## What you will do
Leave out the pictures; transcribe all else exactly.

--- start of Provided records ---

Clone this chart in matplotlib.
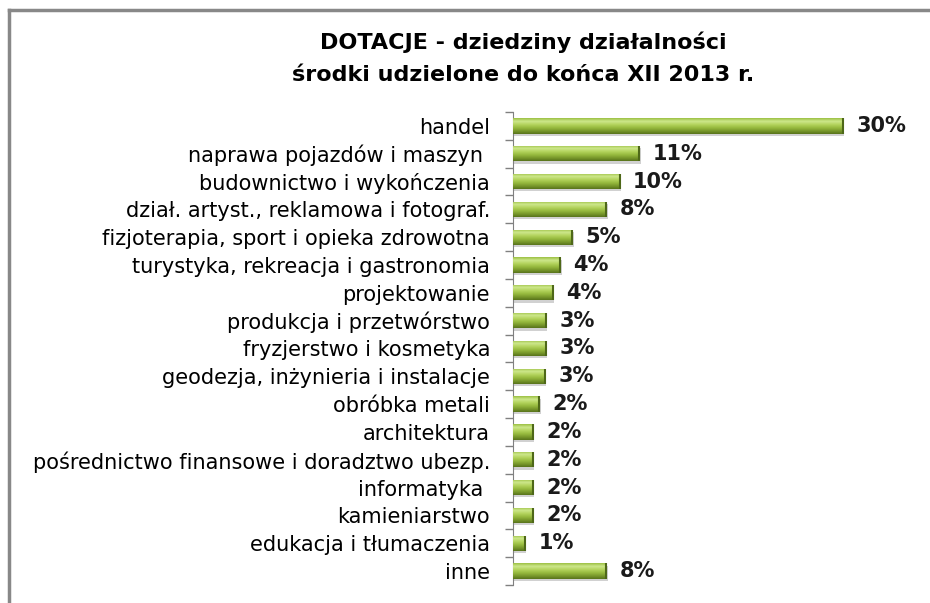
import numpy as np
import matplotlib.pyplot as plt
from matplotlib.colors import LinearSegmentedColormap

plt.rcParams['font.family'] = ['DejaVu Sans']

categories = [
    "handel",
    "naprawa pojazdów i maszyn ",
    "budownictwo i wykończenia",
    "dział. artyst., reklamowa i fotograf.",
    "fizjoterapia, sport i opieka zdrowotna",
    "turystyka, rekreacja i gastronomia",
    "projektowanie",
    "produkcja i przetwórstwo",
    "fryzjerstwo i kosmetyka",
    "geodezja, inżynieria i instalacje",
    "obróbka metali",
    "architektura",
    "pośrednictwo finansowe i doradztwo ubezp.",
    "informatyka ",
    "kamieniarstwo",
    "edukacja i tłumaczenia",
    "inne",
]
values = [30.0, 11.5, 9.7, 8.5, 5.4, 4.3, 3.6, 3.0, 3.0, 2.9, 2.4, 1.8, 1.8, 1.8, 1.8, 1.1, 8.5]
labels = ["30%", "11%", "10%", "8%", "5%", "4%", "4%", "3%", "3%", "3%",
          "2%", "2%", "2%", "2%", "2%", "1%", "8%"]

fig = plt.figure(figsize=(9.3, 6.03), dpi=100)
ax = fig.add_axes([0.5516, 0.0299, 0.414, 0.7844])

y = np.arange(len(categories))
# soft shadow under bars
ax.barh(y + 0.08, values, height=0.55, left=0.12, color="#000000", alpha=0.18,
        edgecolor="none", zorder=1)
bars = ax.barh(y, values, height=0.55, color="#8DB33A", edgecolor="none", zorder=2)

# bevel-like vertical gradient inside each bar (light top, dark bottom)
cmap = LinearSegmentedColormap.from_list(
    "bev", ["#9CC043", "#CDE78C", "#B4D45E", "#98BB40", "#7A9A2C", "#58731B"])
grad = np.linspace(0, 1, 64).reshape(-1, 1)
for b in bars:
    x0, y0 = b.get_x(), b.get_y()
    w, h = b.get_width(), b.get_height()
    im = ax.imshow(grad, cmap=cmap, aspect="auto", extent=(x0, x0 + w, y0 + h, y0),
                   zorder=3, interpolation="bilinear")
    im.set_clip_path(b)
    ax.plot([x0 + w, x0 + w], [y0, y0 + h], color="#4E6818", lw=1.5, zorder=4,
            solid_capstyle="butt")

for yi, v, lab in zip(y, values, labels):
    ax.text(v + 1.2, yi, lab, va="center", ha="left", fontsize=15,
            fontweight="bold", color="#1a1a1a")

ax.set_xlim(0, 35)
ax.set_ylim(len(categories) - 0.5, -0.5)
ax.set_yticks(y)
ax.set_yticklabels(categories, fontsize=15)
ax.tick_params(axis="y", which="major", length=0, pad=16.5)
ax.set_yticks(np.arange(len(categories) + 1) - 0.5, minor=True)
ax.tick_params(axis="y", which="minor", length=6, color="#808080", width=1)
ax.set_xticks([])
for s in ["top", "right", "bottom"]:
    ax.spines[s].set_visible(False)
ax.spines["left"].set_color("#808080")

fig.text(0.563, 0.93, "DOTACJE - dziedziny działalności", ha="center", va="center",
         fontsize=16, fontweight="bold")
fig.text(0.563, 0.875, "środki udzielone do końca XII 2013 r.", ha="center", va="center",
         fontsize=16, fontweight="bold")

# chart frame (top and left edges visible)
fig.add_artist(plt.Line2D([0.0097, 1.0], [0.984, 0.984], color="#888888", lw=2.5,
                          transform=fig.transFigure))
fig.add_artist(plt.Line2D([0.0097, 0.0097], [0.0, 0.984], color="#888888", lw=2.5,
                          transform=fig.transFigure))

fig.savefig("out.png", dpi=100)
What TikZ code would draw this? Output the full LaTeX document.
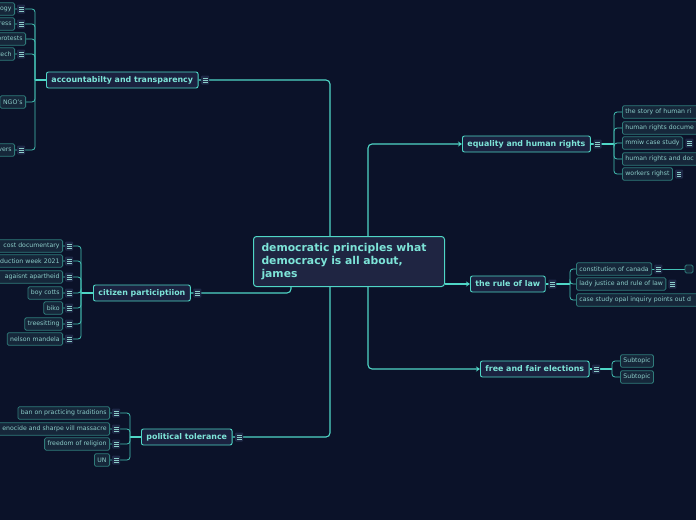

--- end of Provided records ---

## Problem solution
Clone this chart in matplotlib.
import numpy as np
import matplotlib.pyplot as plt
from matplotlib.colors import LinearSegmentedColormap

plt.rcParams['font.family'] = ['DejaVu Sans']

categories = [
    "handel",
    "naprawa pojazdów i maszyn ",
    "budownictwo i wykończenia",
    "dział. artyst., reklamowa i fotograf.",
    "fizjoterapia, sport i opieka zdrowotna",
    "turystyka, rekreacja i gastronomia",
    "projektowanie",
    "produkcja i przetwórstwo",
    "fryzjerstwo i kosmetyka",
    "geodezja, inżynieria i instalacje",
    "obróbka metali",
    "architektura",
    "pośrednictwo finansowe i doradztwo ubezp.",
    "informatyka ",
    "kamieniarstwo",
    "edukacja i tłumaczenia",
    "inne",
]
values = [30.0, 11.5, 9.7, 8.5, 5.4, 4.3, 3.6, 3.0, 3.0, 2.9, 2.4, 1.8, 1.8, 1.8, 1.8, 1.1, 8.5]
labels = ["30%", "11%", "10%", "8%", "5%", "4%", "4%", "3%", "3%", "3%",
          "2%", "2%", "2%", "2%", "2%", "1%", "8%"]

fig = plt.figure(figsize=(9.3, 6.03), dpi=100)
ax = fig.add_axes([0.5516, 0.0299, 0.414, 0.7844])

y = np.arange(len(categories))
# soft shadow under bars
ax.barh(y + 0.08, values, height=0.55, left=0.12, color="#000000", alpha=0.18,
        edgecolor="none", zorder=1)
bars = ax.barh(y, values, height=0.55, color="#8DB33A", edgecolor="none", zorder=2)

# bevel-like vertical gradient inside each bar (light top, dark bottom)
cmap = LinearSegmentedColormap.from_list(
    "bev", ["#9CC043", "#CDE78C", "#B4D45E", "#98BB40", "#7A9A2C", "#58731B"])
grad = np.linspace(0, 1, 64).reshape(-1, 1)
for b in bars:
    x0, y0 = b.get_x(), b.get_y()
    w, h = b.get_width(), b.get_height()
    im = ax.imshow(grad, cmap=cmap, aspect="auto", extent=(x0, x0 + w, y0 + h, y0),
                   zorder=3, interpolation="bilinear")
    im.set_clip_path(b)
    ax.plot([x0 + w, x0 + w], [y0, y0 + h], color="#4E6818", lw=1.5, zorder=4,
            solid_capstyle="butt")

for yi, v, lab in zip(y, values, labels):
    ax.text(v + 1.2, yi, lab, va="center", ha="left", fontsize=15,
            fontweight="bold", color="#1a1a1a")

ax.set_xlim(0, 35)
ax.set_ylim(len(categories) - 0.5, -0.5)
ax.set_yticks(y)
ax.set_yticklabels(categories, fontsize=15)
ax.tick_params(axis="y", which="major", length=0, pad=16.5)
ax.set_yticks(np.arange(len(categories) + 1) - 0.5, minor=True)
ax.tick_params(axis="y", which="minor", length=6, color="#808080", width=1)
ax.set_xticks([])
for s in ["top", "right", "bottom"]:
    ax.spines[s].set_visible(False)
ax.spines["left"].set_color("#808080")

fig.text(0.563, 0.93, "DOTACJE - dziedziny działalności", ha="center", va="center",
         fontsize=16, fontweight="bold")
fig.text(0.563, 0.875, "środki udzielone do końca XII 2013 r.", ha="center", va="center",
         fontsize=16, fontweight="bold")

# chart frame (top and left edges visible)
fig.add_artist(plt.Line2D([0.0097, 1.0], [0.984, 0.984], color="#888888", lw=2.5,
                          transform=fig.transFigure))
fig.add_artist(plt.Line2D([0.0097, 0.0097], [0.0, 0.984], color="#888888", lw=2.5,
                          transform=fig.transFigure))

fig.savefig("out.png", dpi=100)
What TikZ code would draw this? Output the full LaTeX document.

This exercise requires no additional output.